Scrums could be temporarily scrapped when rugby league makes its expected return in the UK in August.
Super League clubs have been advised outlawing scrums for the rest of 2020 may help dramatically reduce the risk of the spread of coronavirus in games.
Medical experts told the Rugby Football League’s Laws Committee that scrums are responsible for a large proportion of face-to-face interactions in matches.
How a game would restart in their absence has not yet been resolved.
However, the committee has recommended that scrums be abolished for the remainder of this season, which it is hoped could have a significant effect on reducing the number of players who would need to be quarantined if any player tested positive in the days after a match.
Super League, Championship and League One clubs have been asked for their feedback before an RFL board meeting in early July, when the change is likely to be rubber-stamped.
Ralph Rimmer, the RFL’s chief executive and chair of the Laws Committee, said: “These are major recommendations, but these are unprecedented times, presenting the game with unique challenges. The committee recognised the importance of consulting widely within the game before the recommendations are put to the RFL board, and that process has already started.
“But we believe rugby league is well served by its agility, in terms of being able to consider and implement such significant changes.”
Other changes that have been recommended for consideration are an adoption of the recent rule changes brought in by Australia’s National Rugby League, including the so-called “six again” rule.

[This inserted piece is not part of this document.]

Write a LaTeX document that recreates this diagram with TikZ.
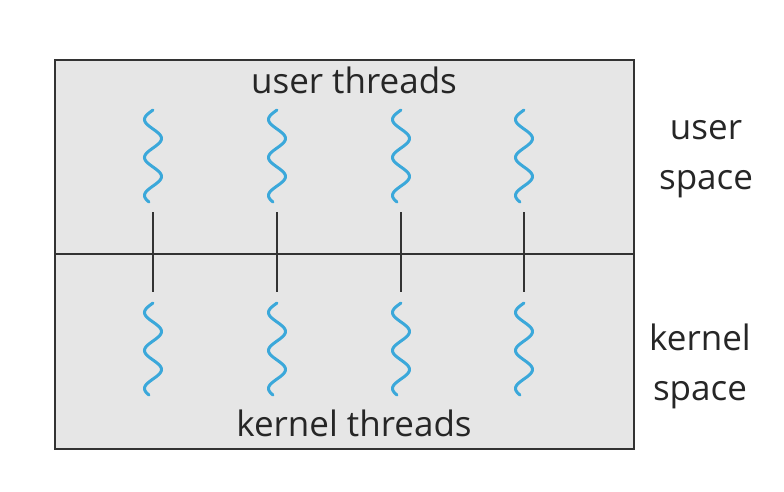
\documentclass[tikz,border=0pt]{standalone}
\usepackage{fontspec}
\setmainfont{Open Sans}
\definecolor{boxfill}{HTML}{E6E6E6}
\definecolor{boxedge}{HTML}{333333}
\definecolor{wave}{HTML}{3BA8DA}
\tikzset{
  lbl/.style={font=\fontsize{35}{50}\selectfont, text=black!85, inner sep=0pt},
  sidelbl/.style={lbl, align=center},
  tick/.style={draw=boxedge, line width=2pt},
  wavy/.style={draw=wave, line width=3pt, line cap=round},
}
\begin{document}
\begin{tikzpicture}[x=1pt,y=-1pt]
\useasboundingbox (0,0) rectangle (784,492);
\node[draw=boxedge, fill=boxfill, line width=2pt, minimum width=579pt, minimum height=389pt, inner sep=0pt, anchor=north west] (box) at (54,59) {};
\draw[tick] (box.west |- 0,254) coordinate (divl) -- (box.east |- 0,254) coordinate (divr);
\node[lbl] (ut) at (354,80) {user threads};
\node[lbl] (kt) at (354,423) {kernel threads};
\node[sidelbl] (us) at (706,159) {user\\space};
\node[sidelbl] (ks) at (700,366) {kernel\\space};
\foreach \px [count=\i] in {153,277,401,524} {
  \coordinate (t\i a) at (\px,212);
  \coordinate (t\i b) at (\px,292);
  \draw[tick] (t\i a) -- (t\i b);
  \draw[wavy] plot[variable=\s, domain=0:92, samples=90, smooth] ({\px - 8.5*sin(9.4737*\s)}, {110+\s});
  \draw[wavy] plot[variable=\s, domain=0:92, samples=90, smooth] ({\px - 8.5*sin(9.4737*\s)}, {303+\s});
}
\end{tikzpicture}
\end{document}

Under that rule, referees reset the tackle count rather than award a penalty for the majority of infringements in the ruck. That has led to quicker, faster-flowing matches in the NRL in the two weeks since the change was introduced.
It is a change that is also attractive to the rule makers in England because it leads to less contact time in the tackle and again reduces the likelihood of the spread of coronavirus on the field.
That will also be debated by clubs and voted on by the RFL board of directors in July to be brought in for the rest of this season.
“The recommendation to adopt a number of the rule changes that have been introduced in the NRL in 2020 will also assist in the important process of aligning the rules across both hemispheres,” Rimmer added.
The NRL has not outlawed scrums since it restarted its season behind closed doors in late May, but medical advisers here say the public health situation in Australia is very different to the situation in the UK.